Locate the string "this" in the records below. Copy every line where it occurs.

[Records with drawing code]
---
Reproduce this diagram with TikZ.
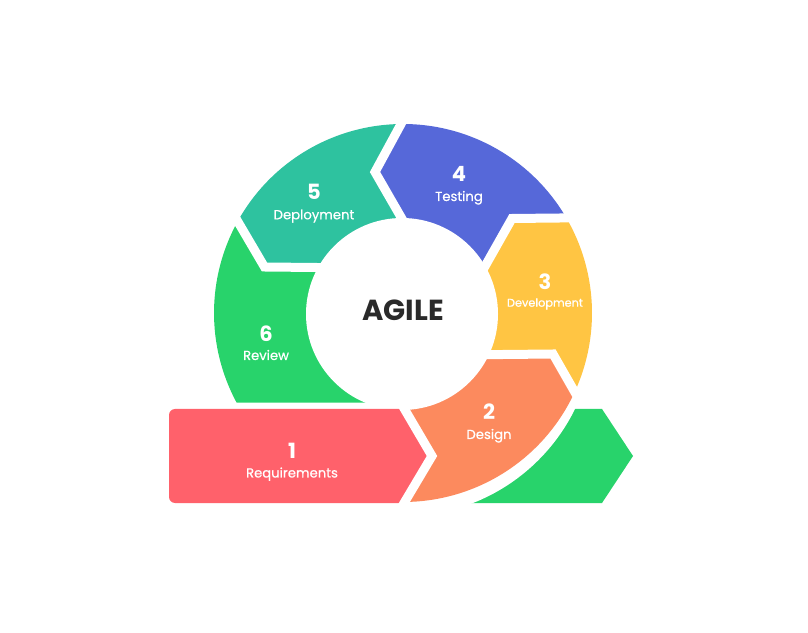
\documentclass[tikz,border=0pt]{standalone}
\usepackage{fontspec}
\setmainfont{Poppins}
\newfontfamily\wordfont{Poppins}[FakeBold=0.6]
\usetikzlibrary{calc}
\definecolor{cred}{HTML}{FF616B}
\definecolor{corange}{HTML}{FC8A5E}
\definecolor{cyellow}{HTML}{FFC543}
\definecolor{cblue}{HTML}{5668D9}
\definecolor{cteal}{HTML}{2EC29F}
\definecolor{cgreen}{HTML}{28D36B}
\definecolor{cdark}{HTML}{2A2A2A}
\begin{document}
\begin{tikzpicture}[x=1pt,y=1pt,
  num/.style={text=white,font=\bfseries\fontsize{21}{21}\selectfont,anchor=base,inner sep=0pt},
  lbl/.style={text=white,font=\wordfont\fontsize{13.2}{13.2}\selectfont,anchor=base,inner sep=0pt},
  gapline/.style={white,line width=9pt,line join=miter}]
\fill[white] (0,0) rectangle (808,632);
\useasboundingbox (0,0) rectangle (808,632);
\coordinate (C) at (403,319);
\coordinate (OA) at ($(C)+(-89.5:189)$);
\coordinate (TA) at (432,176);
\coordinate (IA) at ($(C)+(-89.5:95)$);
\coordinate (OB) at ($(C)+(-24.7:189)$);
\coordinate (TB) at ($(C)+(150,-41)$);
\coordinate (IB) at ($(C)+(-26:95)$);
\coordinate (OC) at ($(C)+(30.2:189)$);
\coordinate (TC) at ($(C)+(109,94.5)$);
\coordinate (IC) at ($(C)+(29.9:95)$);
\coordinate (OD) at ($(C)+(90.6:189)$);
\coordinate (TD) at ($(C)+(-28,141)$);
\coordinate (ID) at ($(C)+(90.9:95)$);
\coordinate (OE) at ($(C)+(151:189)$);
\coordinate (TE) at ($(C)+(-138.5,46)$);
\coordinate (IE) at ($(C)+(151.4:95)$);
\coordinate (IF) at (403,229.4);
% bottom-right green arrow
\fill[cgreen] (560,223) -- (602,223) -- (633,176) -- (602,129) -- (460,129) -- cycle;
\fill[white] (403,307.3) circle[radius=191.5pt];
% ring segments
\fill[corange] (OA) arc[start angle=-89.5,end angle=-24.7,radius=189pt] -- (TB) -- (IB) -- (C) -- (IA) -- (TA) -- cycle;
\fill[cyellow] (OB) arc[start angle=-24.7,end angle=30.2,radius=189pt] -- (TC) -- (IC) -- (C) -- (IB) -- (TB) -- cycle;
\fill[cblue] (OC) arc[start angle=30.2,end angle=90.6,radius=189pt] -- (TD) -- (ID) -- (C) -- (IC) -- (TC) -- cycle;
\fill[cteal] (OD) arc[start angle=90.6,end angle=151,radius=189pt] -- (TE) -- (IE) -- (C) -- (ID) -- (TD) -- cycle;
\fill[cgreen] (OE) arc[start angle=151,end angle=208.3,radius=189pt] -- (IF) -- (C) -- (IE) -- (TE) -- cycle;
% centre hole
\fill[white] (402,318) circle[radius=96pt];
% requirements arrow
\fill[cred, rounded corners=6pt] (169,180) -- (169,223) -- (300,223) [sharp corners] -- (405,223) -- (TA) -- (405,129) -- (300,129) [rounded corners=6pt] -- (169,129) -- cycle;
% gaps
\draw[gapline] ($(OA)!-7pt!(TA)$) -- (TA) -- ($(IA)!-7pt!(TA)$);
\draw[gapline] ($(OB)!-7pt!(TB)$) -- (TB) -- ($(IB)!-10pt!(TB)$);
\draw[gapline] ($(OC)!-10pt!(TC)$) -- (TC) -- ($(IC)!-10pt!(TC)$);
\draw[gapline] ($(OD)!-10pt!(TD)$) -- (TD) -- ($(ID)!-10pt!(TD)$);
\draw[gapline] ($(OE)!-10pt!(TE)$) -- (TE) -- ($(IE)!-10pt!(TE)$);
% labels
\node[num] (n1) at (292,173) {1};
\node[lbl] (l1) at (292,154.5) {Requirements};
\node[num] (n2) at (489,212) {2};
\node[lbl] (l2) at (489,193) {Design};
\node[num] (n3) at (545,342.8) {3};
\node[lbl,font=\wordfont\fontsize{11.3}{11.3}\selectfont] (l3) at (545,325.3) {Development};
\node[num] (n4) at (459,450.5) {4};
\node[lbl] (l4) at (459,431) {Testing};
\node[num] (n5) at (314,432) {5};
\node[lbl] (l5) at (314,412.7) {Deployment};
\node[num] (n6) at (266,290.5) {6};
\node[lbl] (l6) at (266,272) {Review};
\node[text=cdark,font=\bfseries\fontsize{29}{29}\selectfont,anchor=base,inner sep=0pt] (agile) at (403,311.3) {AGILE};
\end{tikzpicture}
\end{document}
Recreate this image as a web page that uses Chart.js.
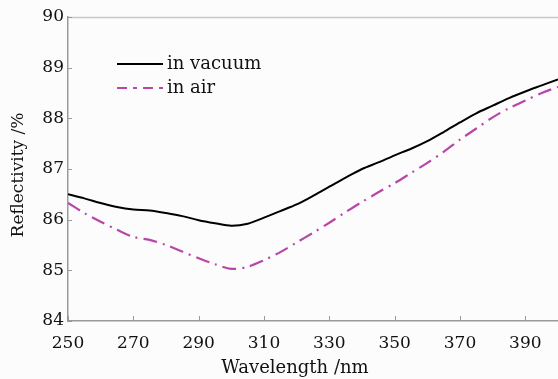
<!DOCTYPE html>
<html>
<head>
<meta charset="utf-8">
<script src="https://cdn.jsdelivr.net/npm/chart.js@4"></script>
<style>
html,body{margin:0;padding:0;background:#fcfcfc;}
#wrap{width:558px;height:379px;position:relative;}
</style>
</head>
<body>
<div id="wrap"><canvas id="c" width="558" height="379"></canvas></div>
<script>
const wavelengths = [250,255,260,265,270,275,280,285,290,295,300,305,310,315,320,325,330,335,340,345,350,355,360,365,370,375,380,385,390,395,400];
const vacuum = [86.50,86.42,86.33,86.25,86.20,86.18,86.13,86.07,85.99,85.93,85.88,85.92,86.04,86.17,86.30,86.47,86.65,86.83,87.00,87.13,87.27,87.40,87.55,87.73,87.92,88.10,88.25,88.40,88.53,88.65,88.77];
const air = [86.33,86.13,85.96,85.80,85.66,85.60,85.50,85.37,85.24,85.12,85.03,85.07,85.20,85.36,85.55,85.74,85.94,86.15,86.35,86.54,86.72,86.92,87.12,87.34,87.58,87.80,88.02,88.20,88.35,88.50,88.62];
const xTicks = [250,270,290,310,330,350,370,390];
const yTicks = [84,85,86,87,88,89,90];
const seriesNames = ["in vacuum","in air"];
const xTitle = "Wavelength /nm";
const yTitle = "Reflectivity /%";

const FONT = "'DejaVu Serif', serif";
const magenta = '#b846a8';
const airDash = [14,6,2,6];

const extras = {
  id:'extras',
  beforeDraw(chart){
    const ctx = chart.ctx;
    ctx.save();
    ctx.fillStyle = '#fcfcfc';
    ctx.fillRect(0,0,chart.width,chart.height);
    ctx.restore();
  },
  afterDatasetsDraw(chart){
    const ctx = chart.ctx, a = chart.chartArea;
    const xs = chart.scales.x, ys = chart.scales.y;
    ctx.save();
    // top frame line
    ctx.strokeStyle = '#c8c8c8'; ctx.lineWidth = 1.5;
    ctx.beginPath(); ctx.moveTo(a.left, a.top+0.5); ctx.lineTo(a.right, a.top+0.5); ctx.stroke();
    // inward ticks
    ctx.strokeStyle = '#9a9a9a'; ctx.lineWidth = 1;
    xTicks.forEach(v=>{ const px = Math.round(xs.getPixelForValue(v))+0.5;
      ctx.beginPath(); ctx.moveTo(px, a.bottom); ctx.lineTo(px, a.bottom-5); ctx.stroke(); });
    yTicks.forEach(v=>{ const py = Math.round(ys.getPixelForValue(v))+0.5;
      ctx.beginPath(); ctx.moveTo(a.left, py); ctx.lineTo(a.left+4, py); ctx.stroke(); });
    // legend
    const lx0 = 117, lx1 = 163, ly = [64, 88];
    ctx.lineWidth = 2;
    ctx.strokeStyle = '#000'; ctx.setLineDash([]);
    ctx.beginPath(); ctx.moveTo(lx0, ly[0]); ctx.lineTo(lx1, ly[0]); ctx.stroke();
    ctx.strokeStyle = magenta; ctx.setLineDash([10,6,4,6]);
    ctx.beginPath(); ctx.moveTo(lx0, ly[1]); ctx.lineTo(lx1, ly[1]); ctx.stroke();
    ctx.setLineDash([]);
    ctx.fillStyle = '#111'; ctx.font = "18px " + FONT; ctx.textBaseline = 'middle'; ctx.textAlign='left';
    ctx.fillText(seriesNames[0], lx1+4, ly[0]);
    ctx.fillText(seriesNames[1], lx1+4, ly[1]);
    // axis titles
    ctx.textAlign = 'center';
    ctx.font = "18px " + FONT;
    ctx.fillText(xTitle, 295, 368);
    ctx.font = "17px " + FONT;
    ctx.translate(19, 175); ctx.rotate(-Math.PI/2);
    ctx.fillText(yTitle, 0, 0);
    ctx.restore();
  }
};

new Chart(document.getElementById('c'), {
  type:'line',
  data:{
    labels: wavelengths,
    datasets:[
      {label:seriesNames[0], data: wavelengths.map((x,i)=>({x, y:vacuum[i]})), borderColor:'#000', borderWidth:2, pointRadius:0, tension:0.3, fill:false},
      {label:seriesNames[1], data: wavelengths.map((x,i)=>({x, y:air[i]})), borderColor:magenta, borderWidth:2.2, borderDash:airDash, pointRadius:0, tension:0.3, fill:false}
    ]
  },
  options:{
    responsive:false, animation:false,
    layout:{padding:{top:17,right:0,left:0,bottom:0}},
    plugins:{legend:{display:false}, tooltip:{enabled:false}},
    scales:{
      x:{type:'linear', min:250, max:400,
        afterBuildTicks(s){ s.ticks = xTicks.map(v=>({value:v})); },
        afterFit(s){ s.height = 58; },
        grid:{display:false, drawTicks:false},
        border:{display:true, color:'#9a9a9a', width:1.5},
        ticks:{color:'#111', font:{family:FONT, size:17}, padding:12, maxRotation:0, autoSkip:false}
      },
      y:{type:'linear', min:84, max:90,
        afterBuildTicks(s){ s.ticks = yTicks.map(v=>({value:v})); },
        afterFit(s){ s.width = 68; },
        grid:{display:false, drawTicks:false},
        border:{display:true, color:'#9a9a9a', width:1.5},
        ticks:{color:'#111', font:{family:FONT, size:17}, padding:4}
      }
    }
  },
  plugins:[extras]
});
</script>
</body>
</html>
---
# COMPLETED EXERCISE
Reproduce this diagram with TikZ.
Recreate this image as a web page that uses Chart.js.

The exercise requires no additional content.